Le mouvement contre la révision de l’article 16 n’est pas isolé. Les étudiants trouvent à leurs côtés le syndicat des professeurs universitaires et beaucoup de recteurs des universités qui sont aussi concernés par ces reformes. Le premier depuis la semaine passé a déclaré la grève deux jours sur cinq (pour dans deux semaines rentrer en grève permanente.). Du côté des recteurs, certains ont décidé de suspendre les cours et la session d’examen pour que la lutte des étudiants se déroule sans entraves ni souci. D’autres ont simplement montré leur soutient par écrit à la cause des étudiants. C’est le samedi 3 février que tous les recteurs se mettront d’accord sur une position.
Les enseignants du primaire et du secondaire eux aussi se mettent aux côtés de la communauté universitaire. Ceux-ci ont été en grève pendant sept semaines l’année passé (sept - novembre 2006). Il déclarent ouvertement leur soutient, ils participent aux manifestations et regrettent profondément que les mouvements n’aient pas coïncidés de sorte à vraiment créer un front de l’Enseignement pour le Peuple [4].Ils ne perdent pas l’espoir.
Les écoliers via les structures qu’ils ont créé lors de lutte l’année passé déclarent sur leur site (www.mathites.gr) : « La lutte continue. Ne touchez pas à l’article 16. Nous revenons de manière plus dynamique pour les arrêter. Dans chaque quartier, chaque école, chaque classe nous rassemblons des signatures contre la révision d’article 16, nous informons les écoliers.
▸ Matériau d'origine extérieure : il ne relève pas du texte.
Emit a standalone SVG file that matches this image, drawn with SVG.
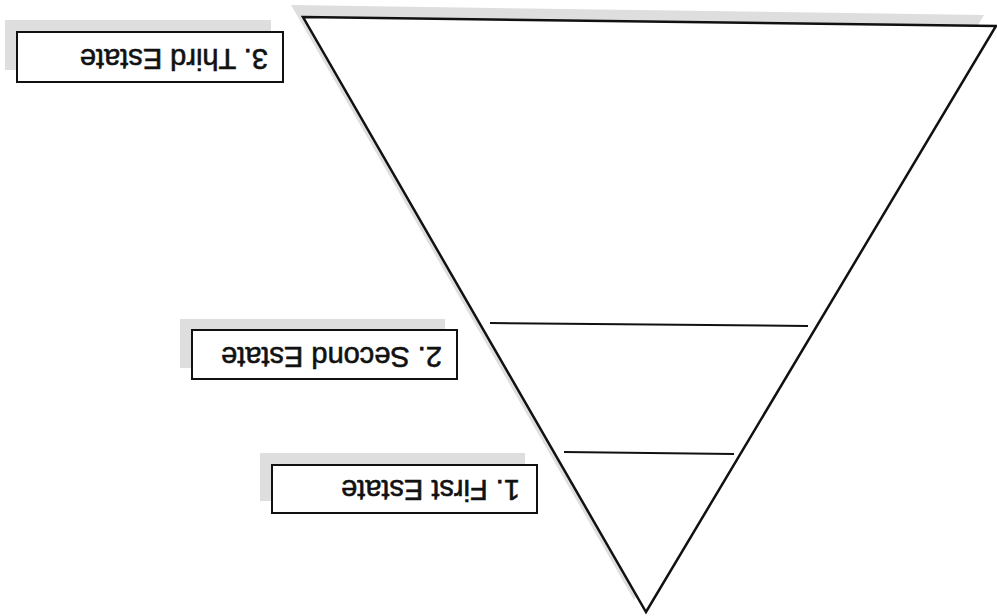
<svg xmlns="http://www.w3.org/2000/svg" width="997" height="616" viewBox="0 0 997 616">
<style>
.shadow{fill:#dedede;stroke:none}
.box{fill:#fff;stroke:#111;stroke-width:2}
.tri{fill:#fff;stroke:#111;stroke-width:2.5;stroke-linejoin:miter}
.div{stroke:#111;stroke-width:2;fill:none}
.lbl{font-family:"Liberation Sans",Arial,sans-serif;font-size:29px;fill:#111;stroke:#111;stroke-width:0.6}
</style>
<rect width="997" height="616" fill="#fff"/>
<g id="pyramid">
<polygon class="shadow" points="291,5 984,15 634,600"/>
<polygon class="tri" points="303,17 996,26 646,612"/>
</g>
<g id="connectors">
<line class="div" x1="490" y1="323" x2="808" y2="326"/>
<line class="div" x1="564" y1="452" x2="734" y2="454"/>
</g>
<g id="third-estate">
<rect class="shadow" x="5" y="20" width="266" height="50"/>
<g transform="rotate(180 150 57)">
<rect class="box" x="17" y="32" width="266" height="50"/>
<text class="lbl" x="32" y="65">3. Third Estate</text>
</g>
</g>
<g id="second-estate">
<rect class="shadow" x="180" y="319" width="265" height="49"/>
<g transform="rotate(180 324.5 354.5)">
<rect class="box" x="192" y="330" width="265" height="49"/>
<text class="lbl" x="207" y="362">2. Second Estate</text>
</g>
</g>
<g id="first-estate">
<rect class="shadow" x="260" y="453" width="265" height="48"/>
<g transform="rotate(180 404.5 489)">
<rect class="box" x="272" y="465" width="265" height="48"/>
<text class="lbl" x="289" y="498">1. First Estate</text>
</g>
</g>
</svg>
Nous organisons notre combat. ». A chaque rendez vous ils sont là. Ils savent que cela les concerne. Ils savent que c’est leur lutte aussi.
Selon certaines analyses l’Enseignement est la victime de la crise du système. Un changement est nécessaire. Vers ou ? Quel enseignement voulons-nous ? La question se pose aujourd’hui dans le mouvement.
Les occupations, les étudiants, les enseignants, les professeurs, les travailleurs, les familles donnent une réponse claire.
Un enseignement de qualité, public et gratuit qui répond aux besoins des gens et de la société.
La lutte de longue haleine continue......
[1] Il faut savoir qu en Grèce l’enseignement est gratuit à toutes les échelles. Au niveau supérieur ceci veut dire : pas de minerval, livres gratuits pour toutes les matières, nourritures gratuites trois fois par jours pour tous les étudiants, réduction dans les transport publics (0,30€ par ticket de bus, metro etc), réduction de 35-50% dans la culture.
[2] http://www.chengetheworld.org/fr/index.php ?op=articles&task=verart&aid=361
http://www.ecoledemocratique.org/article.php3 ?id_article=327
http://rebellyon.info/article2376.html
http://www.collectif-rto.org/article.php3 ?id_article=215
Loi cadre : L’introduction du syllabus/livre de référence payant, La reconsidération de "l’asile académique", La révision du budget des Universités , L’introduction des Managers dans chaque faculté, Limitation des possibilités de doubler 2 ou 3 fois, selon la faculté
[3] La reconsidération de "l’asile académique" . Aujourd’hui l’asile assure la liberté d’expression et de circulation d’idées dans tous les lieux académiques. Ainsi la police ne peut aujourd’hui entrer dans les lieux académiques que dans des cas extrêmes (accord unanime d’une Commission d’Asile). La loi cadre propose la création d’une Commission des Recteurs qui décidera sur base d’une majorité des 2/3 de lever ou pas l’asile. La loi cadre justifie cette proposition en disant qu’aujourd’hui il y a des abus et que l’asile fait appel a des époques du passé (dictature) ou la liberté dans les universités ne pouvait être assurée que par l’asile. Les AG voient ici un danger démocratique et une limitation potentielle de leur pouvoir de contester les politiques au sein de leur établissement.
http://www.ecoledemocratique.org/article.php3 ?id_article=327
[4] Le Front pour l Enseignement pour le Peuple : Etant donné que l’enseignement subi tant des attaques à tous les niveaux les gens concernés ont proposés la création d’un front large pour sauvegarder le caractère public et gratuit de l’enseignement.